Performance management solutions were initially championed in the 1990s by small, best-of-breed companies with short track records. Seeking to minimize vendor risk with unknown firms, a number of early adopters felt more comfortable installing performance management solutions they developed and controlled internally. As performance management providers continued to thrive, business evolution took its course — smaller providers perished or were absorbed, stronger developers grew their customer bases and participated in mergers.
Determining the Best Long-Term Option Even today, it is not uncommon for companies to attempt building their own performance management solution only to decide that buying is the better long-term option. One performance management vendor estimates 70 percent of its clients initially attempted internal development for their first-generation system but later made a strategic decision to buy a solution.
Now that top-shelf enterprise software developers with proven track records play a major role in performance management development, it is worth considering whether there remains a strong case for building performance management solutions internally.
The key strength of an internal, custom-developed application is that it can be tightly tailored to the client company''s unique business environment. Developers need not concern themselves with marketability to a broader range of clientele. However, they may need to consider the prospect of business expansion, including mergers with companies with different operating procedures and product lines.
Internal development relies on the experts in the customer’s business to define the solution they believe will be right for the company. And with development platforms completely dictated by the company''s own developers, meeting internal standards for security can be expedited.
Making Decisions Based on Value Some arguments for internal development are based more on appearances than value. There may be strong resistance among the IT group to learn new applications — the "not built here" syndrome. C-level executives may prefer the appearance of investing company money on internal projects and the professional development of its own employees, rather than fund a software company''s operations.
This argument loses its luster, however, if it turns out that an "internal" built process requires the participation of outside contract programmers, or if pulling developers off of other projects to create a performance management solution means the company must rely on outsourcers to cover their previous IT workload.

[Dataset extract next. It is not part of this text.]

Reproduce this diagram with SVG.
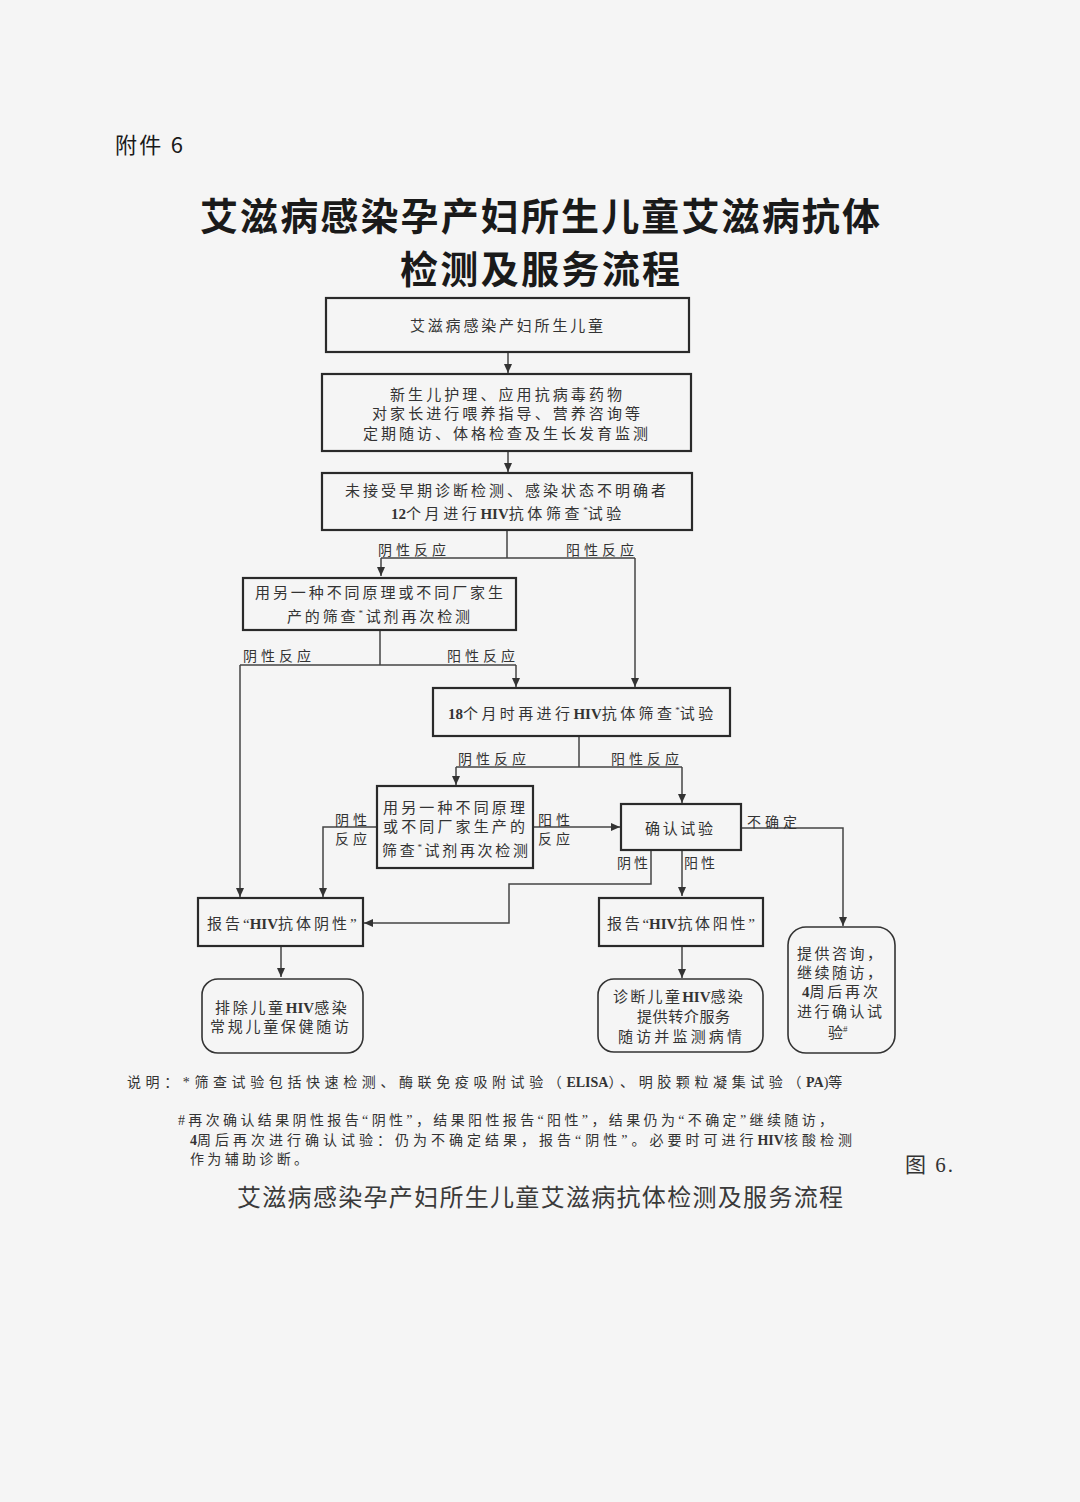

Buying a third-party performance management solution may require a greater up-front investment in consulting services to ensure that the vendor understands the organization’s specific business needs. The strength of the "80/20" rule is also a potentially built-in weakness. Chances are that a leading performance management application will already support many of the organization’s most important business objectives. But there are likely to be gaps around unique operating practices, which will require additional time and effort to accommodate.
The decision to buy an existing performance management solution is a vote for the value of experience. Unlike an internal development group, which has but one chance to build a solid performance management application, an established vendor has already built a successful framework for performance management. This leads to faster deployment and mitigated implementation risks — prior customers have already served as a test bed for the application, so the performance management solution installed is that much more likely to succeed and deliver rapid results.
Gaining Access to a Wealth of Experience and Pre-built Functionality Recognizing that fully tailored design is a chief source of competition, performance management solution developers have focused in recent years on an expanded range of out-of-the-box capabilities for a wide variety of businesses. Pre-built reporting tools as well as workflow integration, which caters to a variety of industries can be found in high-end performance management systems, mitigating the need for much of the custom consulting work that would have been necessary 5 to 10 years ago.
Generally speaking, outside vendors have greater experience linking performance management solutions to a range of databases and applications employed in the contact center. That distinction is vital, because performance management enables savvy managers to dig beneath the numbers for root causes to not just discover how long agents tend to spend on a particular type of caller issue, but how that time is allocated. This type of detailed analysis requires data from each relevant system and screen on the agent desktop. Established vendors often have an advantage in this type of data aggregation, having already built connectors to a variety of common enterprise systems, including CRM and ERP solutions.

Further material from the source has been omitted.